**Data section**
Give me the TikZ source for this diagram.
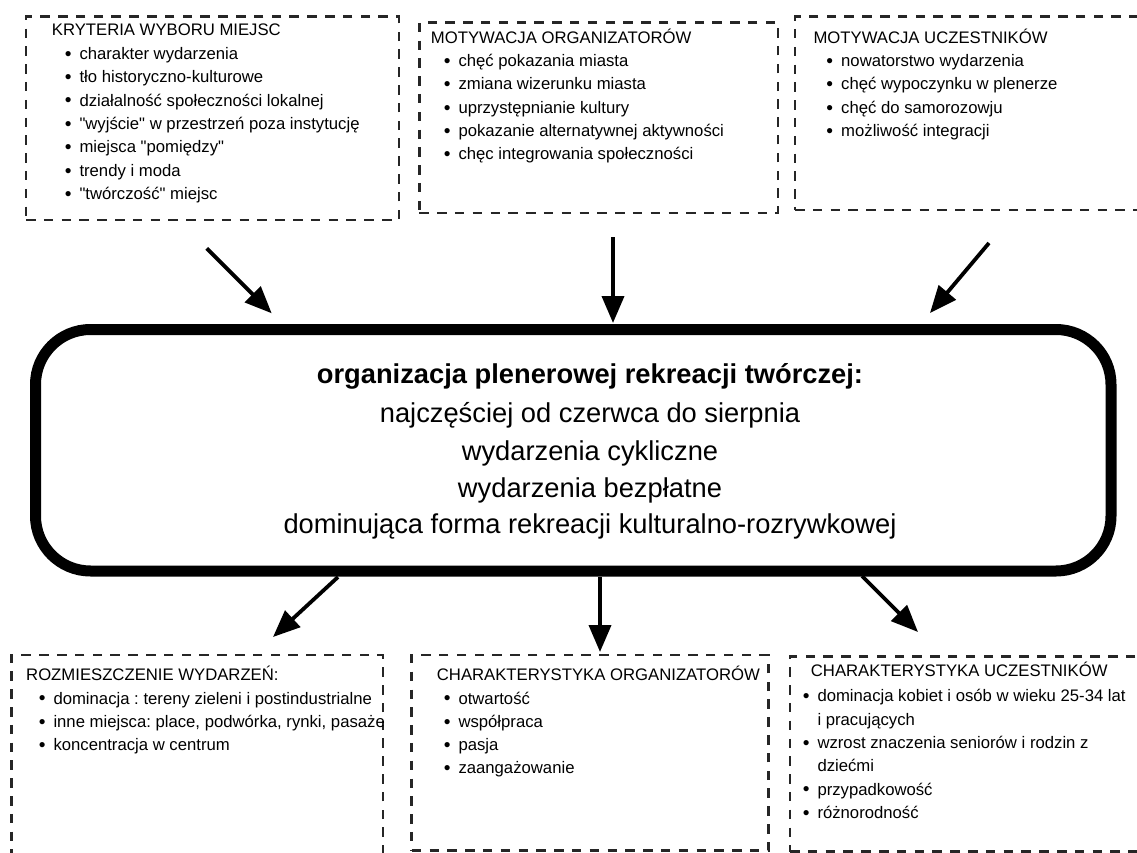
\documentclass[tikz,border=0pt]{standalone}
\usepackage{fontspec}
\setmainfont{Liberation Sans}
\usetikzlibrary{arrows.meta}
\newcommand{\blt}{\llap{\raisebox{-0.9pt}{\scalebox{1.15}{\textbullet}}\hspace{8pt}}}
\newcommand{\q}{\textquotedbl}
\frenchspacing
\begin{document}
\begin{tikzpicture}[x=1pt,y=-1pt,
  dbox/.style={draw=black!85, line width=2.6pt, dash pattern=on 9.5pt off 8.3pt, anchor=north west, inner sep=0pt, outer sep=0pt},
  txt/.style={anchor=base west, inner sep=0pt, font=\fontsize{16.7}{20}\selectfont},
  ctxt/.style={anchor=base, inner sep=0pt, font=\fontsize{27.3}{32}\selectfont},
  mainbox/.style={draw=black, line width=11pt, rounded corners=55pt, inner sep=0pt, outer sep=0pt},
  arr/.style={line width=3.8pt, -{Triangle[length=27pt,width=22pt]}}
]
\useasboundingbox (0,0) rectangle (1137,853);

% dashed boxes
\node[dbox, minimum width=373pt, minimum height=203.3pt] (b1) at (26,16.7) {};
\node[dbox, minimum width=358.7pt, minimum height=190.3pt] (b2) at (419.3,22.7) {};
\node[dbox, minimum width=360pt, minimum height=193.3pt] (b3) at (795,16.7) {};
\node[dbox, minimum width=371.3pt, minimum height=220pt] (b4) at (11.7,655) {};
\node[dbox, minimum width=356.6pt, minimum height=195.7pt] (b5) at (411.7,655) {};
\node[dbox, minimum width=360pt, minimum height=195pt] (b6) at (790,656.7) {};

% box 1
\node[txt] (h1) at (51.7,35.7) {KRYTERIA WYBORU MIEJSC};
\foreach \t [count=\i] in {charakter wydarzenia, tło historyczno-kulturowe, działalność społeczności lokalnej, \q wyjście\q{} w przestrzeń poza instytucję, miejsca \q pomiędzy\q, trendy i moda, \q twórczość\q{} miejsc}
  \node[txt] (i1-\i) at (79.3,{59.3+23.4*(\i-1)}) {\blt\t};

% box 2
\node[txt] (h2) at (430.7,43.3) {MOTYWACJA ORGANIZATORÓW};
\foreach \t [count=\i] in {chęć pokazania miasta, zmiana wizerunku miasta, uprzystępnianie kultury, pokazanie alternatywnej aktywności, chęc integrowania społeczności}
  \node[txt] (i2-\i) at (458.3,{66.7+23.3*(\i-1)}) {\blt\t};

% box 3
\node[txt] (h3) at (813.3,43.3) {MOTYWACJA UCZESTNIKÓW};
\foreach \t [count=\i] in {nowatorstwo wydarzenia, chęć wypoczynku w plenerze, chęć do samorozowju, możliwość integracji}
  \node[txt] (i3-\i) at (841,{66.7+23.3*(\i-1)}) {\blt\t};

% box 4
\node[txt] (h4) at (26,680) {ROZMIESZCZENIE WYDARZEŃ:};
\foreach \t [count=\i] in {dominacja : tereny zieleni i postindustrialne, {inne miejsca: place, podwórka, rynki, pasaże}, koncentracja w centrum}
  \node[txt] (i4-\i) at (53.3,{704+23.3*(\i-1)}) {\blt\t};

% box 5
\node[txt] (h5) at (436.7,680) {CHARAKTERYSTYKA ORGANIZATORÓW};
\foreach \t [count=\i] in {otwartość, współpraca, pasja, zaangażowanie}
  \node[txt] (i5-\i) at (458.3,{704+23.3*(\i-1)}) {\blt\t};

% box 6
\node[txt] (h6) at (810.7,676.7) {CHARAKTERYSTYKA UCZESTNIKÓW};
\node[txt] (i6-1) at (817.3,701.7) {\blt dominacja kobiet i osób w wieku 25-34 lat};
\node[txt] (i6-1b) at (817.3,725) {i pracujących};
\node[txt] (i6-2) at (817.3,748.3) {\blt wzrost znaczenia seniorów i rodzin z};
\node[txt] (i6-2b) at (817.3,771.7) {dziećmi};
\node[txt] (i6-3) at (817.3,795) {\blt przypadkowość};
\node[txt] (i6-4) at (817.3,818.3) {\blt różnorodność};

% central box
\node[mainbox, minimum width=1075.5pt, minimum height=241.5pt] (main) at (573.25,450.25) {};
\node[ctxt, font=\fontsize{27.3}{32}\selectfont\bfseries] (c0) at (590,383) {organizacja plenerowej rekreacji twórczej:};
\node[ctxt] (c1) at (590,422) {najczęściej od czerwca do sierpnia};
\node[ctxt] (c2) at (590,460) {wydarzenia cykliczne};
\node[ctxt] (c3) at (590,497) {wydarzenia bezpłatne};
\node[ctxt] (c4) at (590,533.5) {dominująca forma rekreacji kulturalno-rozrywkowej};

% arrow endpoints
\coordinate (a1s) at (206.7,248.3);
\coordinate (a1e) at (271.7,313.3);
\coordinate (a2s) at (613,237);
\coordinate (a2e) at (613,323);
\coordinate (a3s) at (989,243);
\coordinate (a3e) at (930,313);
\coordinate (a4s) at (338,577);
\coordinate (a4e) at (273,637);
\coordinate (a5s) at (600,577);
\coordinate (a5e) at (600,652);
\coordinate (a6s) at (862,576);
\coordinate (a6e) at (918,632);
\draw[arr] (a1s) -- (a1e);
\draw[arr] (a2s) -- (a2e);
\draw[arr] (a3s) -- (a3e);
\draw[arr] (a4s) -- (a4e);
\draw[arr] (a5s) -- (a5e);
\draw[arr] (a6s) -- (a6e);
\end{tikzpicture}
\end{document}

**Prompt**
Give back the whole listing as it stands, minus its pictures.

**The response**
Give me the TikZ source for this diagram.
\documentclass[tikz,border=0pt]{standalone}
\usepackage{fontspec}
\setmainfont{Liberation Sans}
\usetikzlibrary{arrows.meta}
\newcommand{\blt}{\llap{\raisebox{-0.9pt}{\scalebox{1.15}{\textbullet}}\hspace{8pt}}}
\newcommand{\q}{\textquotedbl}
\frenchspacing
\begin{document}
\begin{tikzpicture}[x=1pt,y=-1pt,
  dbox/.style={draw=black!85, line width=2.6pt, dash pattern=on 9.5pt off 8.3pt, anchor=north west, inner sep=0pt, outer sep=0pt},
  txt/.style={anchor=base west, inner sep=0pt, font=\fontsize{16.7}{20}\selectfont},
  ctxt/.style={anchor=base, inner sep=0pt, font=\fontsize{27.3}{32}\selectfont},
  mainbox/.style={draw=black, line width=11pt, rounded corners=55pt, inner sep=0pt, outer sep=0pt},
  arr/.style={line width=3.8pt, -{Triangle[length=27pt,width=22pt]}}
]
\useasboundingbox (0,0) rectangle (1137,853);

% dashed boxes
\node[dbox, minimum width=373pt, minimum height=203.3pt] (b1) at (26,16.7) {};
\node[dbox, minimum width=358.7pt, minimum height=190.3pt] (b2) at (419.3,22.7) {};
\node[dbox, minimum width=360pt, minimum height=193.3pt] (b3) at (795,16.7) {};
\node[dbox, minimum width=371.3pt, minimum height=220pt] (b4) at (11.7,655) {};
\node[dbox, minimum width=356.6pt, minimum height=195.7pt] (b5) at (411.7,655) {};
\node[dbox, minimum width=360pt, minimum height=195pt] (b6) at (790,656.7) {};

% box 1
\node[txt] (h1) at (51.7,35.7) {KRYTERIA WYBORU MIEJSC};
\foreach \t [count=\i] in {charakter wydarzenia, tło historyczno-kulturowe, działalność społeczności lokalnej, \q wyjście\q{} w przestrzeń poza instytucję, miejsca \q pomiędzy\q, trendy i moda, \q twórczość\q{} miejsc}
  \node[txt] (i1-\i) at (79.3,{59.3+23.4*(\i-1)}) {\blt\t};

% box 2
\node[txt] (h2) at (430.7,43.3) {MOTYWACJA ORGANIZATORÓW};
\foreach \t [count=\i] in {chęć pokazania miasta, zmiana wizerunku miasta, uprzystępnianie kultury, pokazanie alternatywnej aktywności, chęc integrowania społeczności}
  \node[txt] (i2-\i) at (458.3,{66.7+23.3*(\i-1)}) {\blt\t};

% box 3
\node[txt] (h3) at (813.3,43.3) {MOTYWACJA UCZESTNIKÓW};
\foreach \t [count=\i] in {nowatorstwo wydarzenia, chęć wypoczynku w plenerze, chęć do samorozowju, możliwość integracji}
  \node[txt] (i3-\i) at (841,{66.7+23.3*(\i-1)}) {\blt\t};

% box 4
\node[txt] (h4) at (26,680) {ROZMIESZCZENIE WYDARZEŃ:};
\foreach \t [count=\i] in {dominacja : tereny zieleni i postindustrialne, {inne miejsca: place, podwórka, rynki, pasaże}, koncentracja w centrum}
  \node[txt] (i4-\i) at (53.3,{704+23.3*(\i-1)}) {\blt\t};

% box 5
\node[txt] (h5) at (436.7,680) {CHARAKTERYSTYKA ORGANIZATORÓW};
\foreach \t [count=\i] in {otwartość, współpraca, pasja, zaangażowanie}
  \node[txt] (i5-\i) at (458.3,{704+23.3*(\i-1)}) {\blt\t};

% box 6
\node[txt] (h6) at (810.7,676.7) {CHARAKTERYSTYKA UCZESTNIKÓW};
\node[txt] (i6-1) at (817.3,701.7) {\blt dominacja kobiet i osób w wieku 25-34 lat};
\node[txt] (i6-1b) at (817.3,725) {i pracujących};
\node[txt] (i6-2) at (817.3,748.3) {\blt wzrost znaczenia seniorów i rodzin z};
\node[txt] (i6-2b) at (817.3,771.7) {dziećmi};
\node[txt] (i6-3) at (817.3,795) {\blt przypadkowość};
\node[txt] (i6-4) at (817.3,818.3) {\blt różnorodność};

% central box
\node[mainbox, minimum width=1075.5pt, minimum height=241.5pt] (main) at (573.25,450.25) {};
\node[ctxt, font=\fontsize{27.3}{32}\selectfont\bfseries] (c0) at (590,383) {organizacja plenerowej rekreacji twórczej:};
\node[ctxt] (c1) at (590,422) {najczęściej od czerwca do sierpnia};
\node[ctxt] (c2) at (590,460) {wydarzenia cykliczne};
\node[ctxt] (c3) at (590,497) {wydarzenia bezpłatne};
\node[ctxt] (c4) at (590,533.5) {dominująca forma rekreacji kulturalno-rozrywkowej};

% arrow endpoints
\coordinate (a1s) at (206.7,248.3);
\coordinate (a1e) at (271.7,313.3);
\coordinate (a2s) at (613,237);
\coordinate (a2e) at (613,323);
\coordinate (a3s) at (989,243);
\coordinate (a3e) at (930,313);
\coordinate (a4s) at (338,577);
\coordinate (a4e) at (273,637);
\coordinate (a5s) at (600,577);
\coordinate (a5e) at (600,652);
\coordinate (a6s) at (862,576);
\coordinate (a6e) at (918,632);
\draw[arr] (a1s) -- (a1e);
\draw[arr] (a2s) -- (a2e);
\draw[arr] (a3s) -- (a3e);
\draw[arr] (a4s) -- (a4e);
\draw[arr] (a5s) -- (a5e);
\draw[arr] (a6s) -- (a6e);
\end{tikzpicture}
\end{document}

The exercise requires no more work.